When translating Chinese into English could be dangerous

In February, 1794, Lieutenant Henry William Parish was dispatched from Macau – a Portuguese enclave in southern China since the 16th century – in a small, ten-gun sailing brig called HMS Jackall, to explore the island of Ma Wan, which the British called Cow-hee. He was ordered to report on its potential as a base for British ships trading with Canton (Guangzhou).

“The weather was squally with rain and so thick that we could hardly discern land,” wrote Parish in his journal. A trained draughtsman in the Royal Artillery, Parish was part of the large entourage returning with Lord Macartney from his futile mission to Beijing to secure from China’s Qianlong Emperor full diplomatic and trade relations with the British.
Ma Wan during construction of the Tsing Ma Bridge in 1994. Photo: SCMP
Because of the weather and the fact that this section of the Pearl River Delta was mostly uncharted, HMS Jackall anchored on the northern side of the Ma Wan channel. Parish and his party rowed across the stretch of water separating them from the island in driving rain in a small boat.

They made land in just about the worst place possible, on the northern coast of Ma Wan, with cliffs falling into the sea, so they rowed east until reaching the beach at Pak Wan and landed there.

“The inhabitants who were fishermen were civil but they appeared to be alarmed by our arrival,” noted Parish.

I was taught that the British preferred Hong Kong to Ma Wan and Lantau because it offered deep water and better shelter from typhoons
Jieldson Sarino, Ma Wan tourist guide

The alarm was hardly surprising because this was pirate country. The Tin Hau temple at Pak Wan was later sponsored by the notorious bisexual pirate commander Cheung Po Tsai.

If the men Parish encountered were not pirates, they were almost certainly collaborators or sympathisers. No doubt they would have been startled to see a white-skinned army officer and accompanying naval party marching up the beach towards them.

That beach is a five-minute walk from the modern-day ferry terminal. While there is no sign of pirates, the old Tin Hau temple marks the secluded beach from where can be seen a procession of huge container ships sliding past in the Ma Wan channel.

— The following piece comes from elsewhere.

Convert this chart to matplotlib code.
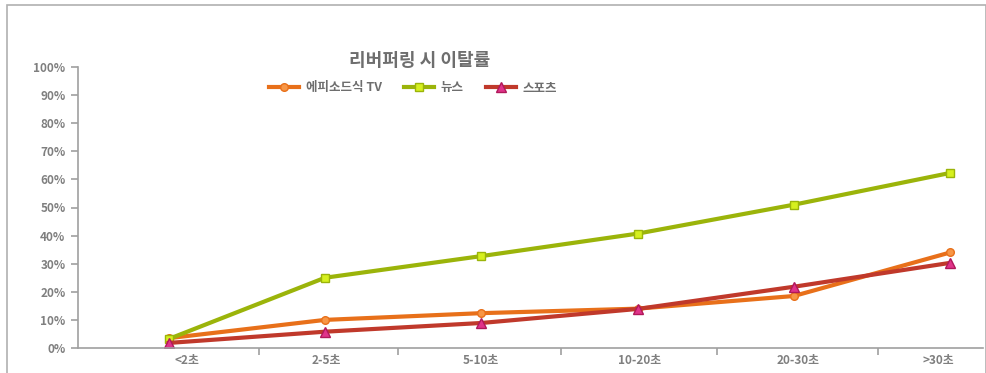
import matplotlib
matplotlib.use("Agg")
import matplotlib.pyplot as plt
from matplotlib.patches import Rectangle
import matplotlib.transforms as mtransforms

plt.rcParams['font.family'] = ['Noto Sans CJK KR', 'DejaVu Sans']

categories = ['<2초', '2-5초', '5-10초', '10-20초', '20-30초', '>30초']
episode_tv = [3.5, 10.0, 12.4, 14.0, 18.5, 34.0]
news = [3.2, 25.0, 32.7, 40.7, 51.0, 62.3]
sports = [1.8, 5.8, 8.9, 13.9, 21.8, 30.3]
series_names = ['에피소드식 TV', '뉴스', '스포츠']
title = '리버퍼링 시 이탈률'
yticks = list(range(0, 101, 10))

fig = plt.figure(figsize=(9.87, 3.73), dpi=100)
fig.patches.append(Rectangle((7/987, -0.01), 979/987, 1 - 5/373 + 0.01, transform=fig.transFigure,
                             fill=False, edgecolor='#B0B0B0', linewidth=1.2))
ax = fig.add_axes([78/987, 1 - 348/373, (983 - 78)/987, (348 - 67)/373])

x = list(range(len(categories)))
grey = '#7F7F7F'
l1, = ax.plot(x, episode_tv, color='#E8701A', lw=3, marker='o', ms=5.5,
              mfc='#F79646', mec='#E8701A', mew=1, label=series_names[0])
l2, = ax.plot(x, news, color='#9BB40A', lw=3, marker='s', ms=5.5,
              mfc='#D6F01E', mec='#9BB40A', mew=1, label=series_names[1])
l3, = ax.plot(x, sports, color='#C0392B', lw=3, marker='^', ms=6.5,
              mfc='#E0338A', mec='#B0185A', mew=1, label=series_names[2])

ax.set_xlim(-0.58, 5.21)
ax.set_ylim(0, 100)
ax.set_yticks(yticks)
ax.set_yticklabels([f'{v}%' for v in yticks], fontsize=8.5, fontweight='bold', color=grey)
ax.set_xticks(x)
ax.set_xticklabels(categories, fontsize=8.5, fontweight='bold', color=grey)
ax.tick_params(axis='x', which='major', length=0, pad=4)
ax.set_xticks([0.58, 1.47, 2.51, 3.51, 4.54], minor=True)
ax.tick_params(axis='x', which='minor', length=5, color='#A0A0A0', width=1.2)
ax.tick_params(axis='y', length=5, color='#A0A0A0', width=1.2, pad=4)
offsets = [18, 1, 0, 2, 4, -12]
for lab, dx in zip(ax.get_xticklabels(), offsets):
    lab.set_transform(lab.get_transform() + mtransforms.ScaledTranslation(dx/100, 0, fig.dpi_scale_trans))
for s in ['top', 'right']:
    ax.spines[s].set_visible(False)
for s in ['left', 'bottom']:
    ax.spines[s].set_color('#A0A0A0')
    ax.spines[s].set_linewidth(1.2)
ax.patch.set_alpha(0)

fig.text(420/987, 1 - 60/373, title, ha='center', va='center', fontsize=13,
         fontweight='bold', color='#6E6E6E')
leg = fig.legend(handles=[l1, l2, l3], loc='center', bbox_to_anchor=(413/987, 1 - 88/373),
                 ncol=3, frameon=False, fontsize=9, handlelength=2.4, columnspacing=1.8,
                 handletextpad=0.5)
for t in leg.get_texts():
    t.set_color('#6E6E6E')
    t.set_fontweight('bold')

fig.savefig('out.png', dpi=100)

Jieldson Sarino and his son on Pak Wan beach, Ma Wan. Photo: Stuart Heaver

The beach is popular with residents and one of them, encountered recently enjoying a day off with his young son, claimed to know something of the local history.

“I have not heard of Parish but I was taught that the British preferred Hong Kong to Ma Wan and Lantau because it offered deep water and better shelter from typhoons,” says Jieldson Sarino, who trained as a tour guide.

Having landed at Pak Wan, Parish reported seeing a well, before his party ascended a hill that afforded a view to the eastern coast and to the hills of Lantau, to the west. At the summit of this hill now is the island’s reservoir, served by the same well. From this vantage point, Parish assessed the island.

“As to its extent, its fertility and its situation, in a point of view, merely military, it appears a desirable island but perhaps it may be seen in a different light when examined as a situation for a settlement intended to protect the large and valuable ships employed in the China trade,” he wrote.

Parish was not impressed because he could not see any potential for a harbour suitable for big ships. He stated in his report that the harbour was “incapable of future improvements to any very great degree on account of rapidity of currents, depth of water and badness of the bottom”.

However, from where he stood making these observations, it was impossible for Parish to observe the old village of Ma Wan and its sheltered anchorage, on the southwest of the island, or the area which is now a designated anchorage to the south.

The harbour at old Ma Wan village,.the sheltered anchorage Lieutenant Henry William Parish failed to spot in 1794. Photo: Stuart Heaver

The old village is where the Imperial Maritime Customs House (Yamen) was later built, and the recently abandoned settlement contains several heritage buildings, including a second Tin Hau temple and the Mui Wai rock inscription.

They form part of a conservation and refurbishment programme being undertaken as part of the phase two Park Island development.

According to the government, Old Ma Wan village houses will be revitalised into an artists’ enclave, with studios, workshops, retail and food and drink outlets, and the historic relics will all be preserved. For now, though, it is all fenced off.

Ma Wan old village and harbour in 1977, which Lieutenant Henry William Parish missed. Photo: HK Central Library

It’s a reminder that Ma Wan had a rich history long before the British turned up. Archaeological investigations in 1997 revealed a burial site on the eastern side of the island with several intact skeletons, including that of a middle-aged woman, some dating back to Neolithic times.

Parish’s charts and drawings were faultless but, standing soaked through on that hill, with his view impaired by poor visibility, and aware he was pressed for time with his ship in a dangerous anchorage, it seems he called it a day.

To be fair to Parish, he had been away from home since September 1792, so his enthusiasm may have been waning.

Tam Shui Wan on the west coast of Ma Wan. Photo: Stuart Heaver

Whatever the reason, Parish did not investigate further. The soundings on the Parish chart which mark the track of HMS Jackall are evidence that his party did not explore the southern or western shores of the island.

If they had, Parish might well have recommended Ma Wan as a suitable anchorage and island trading base for the British Empire – and history would have taken an alternative course.